Alternative evolution of strategies with memory

Within the generalized prisoner's dilemma, the evolution of a population with a complete set of behavioral strategies limited only by memory depth has been examined. Evolution considers the pairing of strategies, in accordance with the iterated prisoner's dilemma. In doing so, each strategy interacts with each, including itself. Each subsequent generation of the population consistently loses the most profitable behavior strategies of the previous generation. Increasing population memory has been shown to be evolutionarily beneficial. The winners of evolutionary selection consistently are the agents with maximum memory. The concept of strategy complexity has been introduced. Collective variables are introduced to obtain the average of the family of strategies and their changes over time are studied. Strategies that succeed in natural selection have been shown to have maximum or near maximum complexity. An alternative evolution of a family of strategies limited only by memory depth is considered.

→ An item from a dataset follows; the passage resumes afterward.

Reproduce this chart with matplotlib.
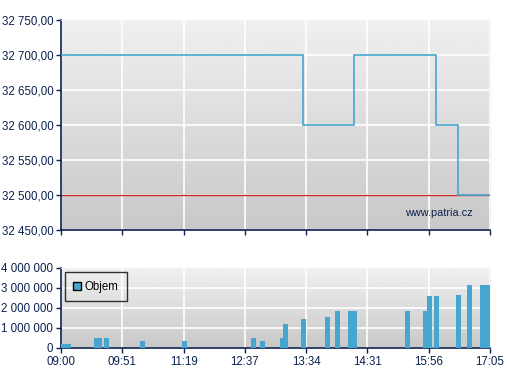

In each generation, a strategy that maximizes the point of evolutionary benefits is removed from the family. Such an alternative evolution leads to significant changes in the family compared to the normal evolution. In some ways, alternative evolution maintains maximum memory depth and complexity even more than normal evolution. The main difference is the stationary strategies being absolute aggressive against each other. The stationary family is formed by the strategies being the most aggressive towards each other. Memory depth and complexity of strategies, as in normal evolution, are evolutionarily beneficial properties. The universal relation between the aggressiveness of the population and the number of points of evolutionary advantages that the strategy receives on average per turn is considered. On the whole, the universal link between average aggression and the number of strategy payoffs per turn is maintained.